In short, the fattening tail risks are of a tipping point towards a bifurcated global economy – no matter how illogical some of the projected market pricing then is (i.e., supply gluts in some places, shortages in others). It still seems unlikely the present phase of this metacrisis will get us to that endpoint: but it is a large step in that direction, and if it extends to Asia the probabilities will shift.
The same bifurcation of economic ecosystems is already evident in musician Neil Young (who is old enough that Lynyrd Skynyrd asked him musical questions) has demanded his music is removed from Spotify because it also hosts Joe Rogan. As Rolling Stone magazine, which used to lionise 70’s ‘rawk’n’rewl’ excesses but is now deeply political and politically-correct, notes: “Young’s letter was addressed to his manager and a Warner executive. At press time, Spotify hadn’t responded to a request from Rolling Stone asking if they planned to remove Young’s music. It’s still available, but it might be smart to listen to Zuma and Rust Never Sleeps while you still can. They could disappear at any moment.“ And so could lots of other things – because once we start down the road of responding to feeling needled by imposing a “me or them” binary, damage is done. When do they come for Eric Clapton, one asks, as we “Keep on rockin’ in the ‘free’ world.”?
Meanwhile, the IMF (“Keep on rockin’ in the ‘free markets’ world”) just released its latest outlook, which stresses the world economy rests on one dyad: the Fed and Chinese housing. The former is looking tragicomically wrong unless they ‘raise and pump’, say markets; the latter sees Bloomberg report local government vehicles are buying land plots over the heads of struggling developers at above market valuation when that land is owned by the local government – borrowing money to buy assets from themselves to crack down on private developers and yet not the overall economy. Why are we so close to a global bifurcation when we actually have so much in common?!
Of course, this overlooks the inherent risks to markets of the Fed tightening and China loosening (wild swings); which would also run true for the Fed loosening and China tightening (wild swings); and for the Fed and China both tightening (wild crash); or, note well, of the Fed and China both loosening (wild inflation – and even Singapore’s MAS tightened unscheduled yesterday for only the third time in 20 years). Think about that and one starts to see the *logical* appeal of much deeper bifurcation: or of central global planning. But I have probably needled too much today already.

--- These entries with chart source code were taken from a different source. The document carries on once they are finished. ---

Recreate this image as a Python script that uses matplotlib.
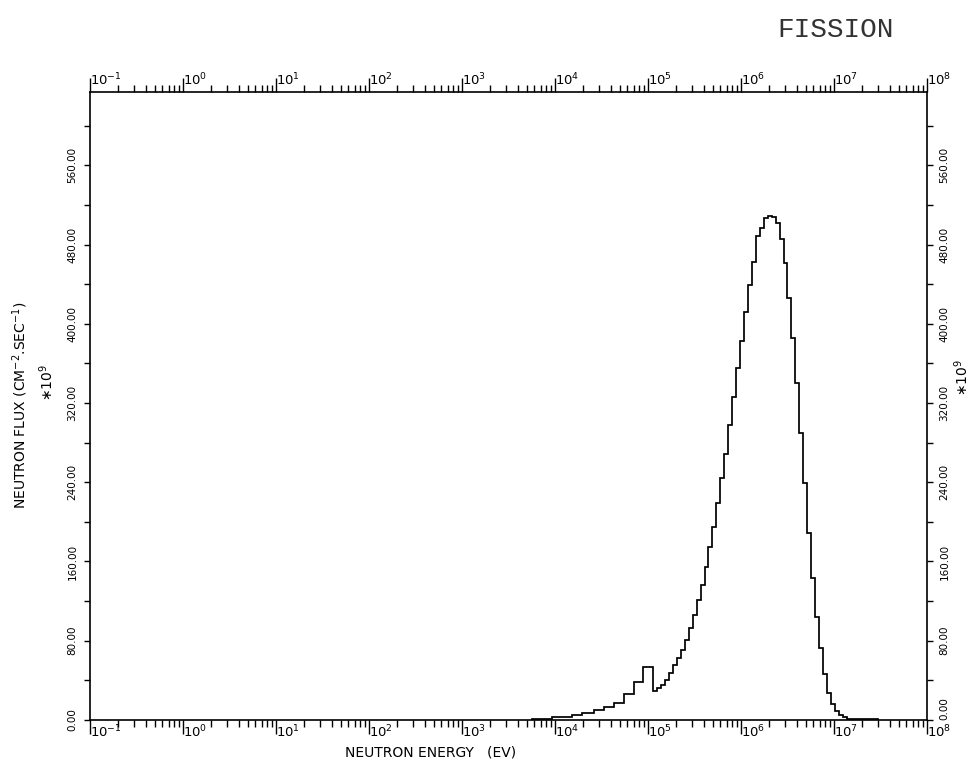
import numpy as np
import matplotlib
matplotlib.use('Agg')
import matplotlib.pyplot as plt
from matplotlib.ticker import (FixedLocator, LogLocator, NullFormatter,
                               LogFormatterSciNotation, FormatStrFormatter)

# group boundaries (eV)
energy_edges = [5.65e3, 9.29e3, 1.52e4, 1.95e4, 2.63e4, 3.37e4, 4.32e4, 5.54e4, 7.10e4, 8.87e4,
                1.14e5, 1.25e5, 1.38e5, 1.53e5, 1.68e5, 1.85e5, 2.05e5, 2.26e5, 2.49e5, 2.74e5,
                3.02e5, 3.33e5, 3.68e5, 4.05e5, 4.47e5, 4.93e5, 5.44e5, 6.00e5, 6.61e5, 7.29e5,
                8.04e5, 8.86e5, 9.77e5, 1.08e6, 1.19e6, 1.31e6, 1.45e6, 1.59e6, 1.76e6, 1.94e6,
                2.14e6, 2.36e6, 2.60e6, 2.87e6, 3.16e6, 3.48e6, 3.84e6, 4.24e6, 4.67e6, 5.15e6,
                5.68e6, 6.26e6, 6.91e6, 7.61e6, 8.40e6, 9.26e6, 1.02e7, 1.13e7, 1.24e7, 1.37e7,
                3.0e7]

# neutron flux per group (x 10^9 cm^-2 s^-1)
flux = [1, 3, 5, 7, 10, 13, 17, 26, 38, 53,
        29, 32, 35, 40, 47, 55, 63, 71, 81, 93,
        106, 121, 136, 154, 175, 195, 219, 244, 269, 298,
        326, 355, 383, 412, 439, 462, 489, 497, 507, 509,
        508, 502, 486, 461, 426, 386, 340, 290, 239, 189,
        143, 104, 73, 46, 27, 16, 9, 5, 3, 1]

energy_ticks = [1e-1, 1e0, 1e1, 1e2, 1e3, 1e4, 1e5, 1e6, 1e7, 1e8]
flux_ticks = [0, 80, 160, 240, 320, 400, 480, 560]
flux_minor = [40, 120, 200, 280, 360, 440, 520, 600]

fig = plt.figure(figsize=(9.71, 7.66), dpi=100)
ax = fig.add_axes([0.0927, 0.0601, 0.8620, 0.8198])

ax.stairs(flux, energy_edges, color='black', linewidth=1.25)

ax.set_xscale('log')
ax.set_xlim(1e-1, 1e8)
ax.set_ylim(0, 634)

for s in ax.spines.values():
    s.set_linewidth(1.2)

# energy axis, same scale top and bottom
ax.xaxis.set_major_locator(FixedLocator(energy_ticks))
ax.xaxis.set_major_formatter(LogFormatterSciNotation())
ax.xaxis.set_minor_locator(LogLocator(base=10, subs=np.arange(2, 10), numticks=200))
ax.xaxis.set_minor_formatter(NullFormatter())
ax.tick_params(axis='x', which='both', direction='out', top=True, bottom=True,
               labeltop=True, labelbottom=True, width=1)
ax.tick_params(axis='x', which='major', length=10, pad=-7, labelsize=9.5)
ax.tick_params(axis='x', which='minor', length=5)

# flux axis on both sides
ax.yaxis.set_major_locator(FixedLocator(flux_ticks))
ax.yaxis.set_minor_locator(FixedLocator(flux_minor))
ax.yaxis.set_major_formatter(FormatStrFormatter('%.2f'))
ax.tick_params(axis='y', which='both', direction='out', left=True, right=True,
               labelleft=True, labelright=True, length=4, width=1)
ax.tick_params(axis='y', which='major', labelrotation=90, labelsize=7.5, pad=5)

for t in ax.xaxis.get_major_ticks(len(energy_ticks)):
    t.label1.set_horizontalalignment('left')
    t.label2.set_horizontalalignment('left')
yt = ax.yaxis.get_major_ticks(len(flux_ticks))
for t in yt:
    t.label1.set_verticalalignment('center')
    t.label2.set_verticalalignment('center')
# right-hand 0.00 sits a little above the axis, clear of the 10^8 label
yt[0].label2.set_verticalalignment('bottom')

fig.text(0.443, 0.018, 'NEUTRON ENERGY   (EV)', ha='center', va='center', fontsize=10)
fig.text(0.021, 0.471, 'NEUTRON FLUX (CM$^{-2}$.SEC$^{-1}$)', rotation=90,
         ha='center', va='center', fontsize=10)
fig.text(0.048, 0.50, '$\\ast$10$^{9}$', rotation=90, ha='center', va='center', fontsize=10)
fig.text(0.990, 0.507, '$\\ast$10$^{9}$', rotation=90, ha='center', va='center', fontsize=10)

fig.text(0.861, 0.961, 'FISSION', family='Liberation Mono', fontsize=20,
         color='#333333', ha='center', va='center')

fig.savefig('out.png', dpi=100)
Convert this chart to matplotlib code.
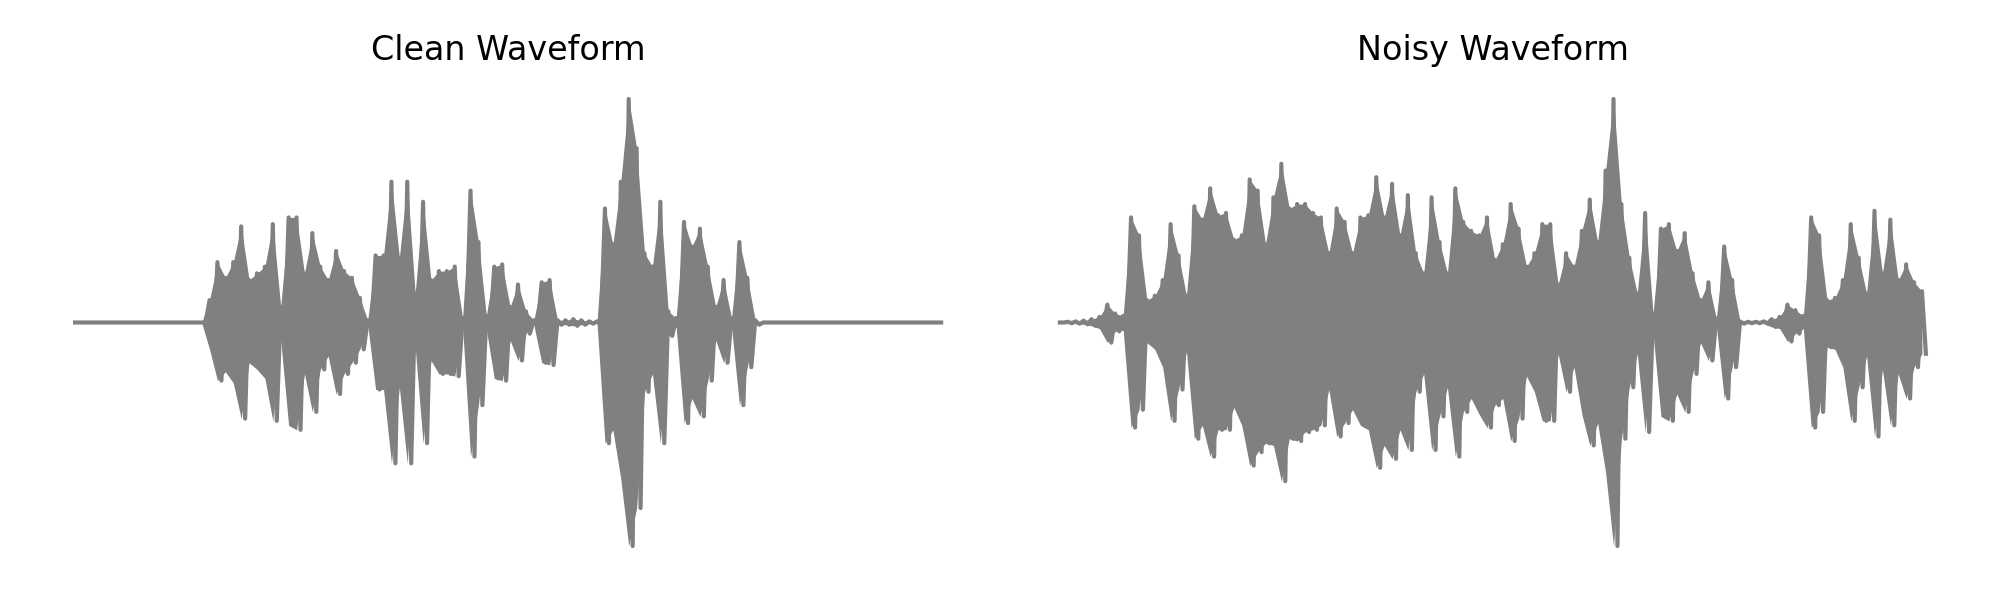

Except I also have to add that we will now get to see more details of the police interrogation of British PM BYO; a looming, critical report into his Conservative ‘Party’; and what will be No. 10 attempts to spin all this as ‘Fifty Shades of Gray’ rather than “I’ll get my coat”. Moreover, in Italy there is still no white smoke as they try to elect a new president, with potentially major implications for markets. Throw in a new, clashing German leadership and an election in France in months, along with deeply unpopular US leadership, and it’s hardly the perfect backdrop for the kind of ‘thread the needle’ geopolitical decisions that will have to be made to avoid causing too much damage.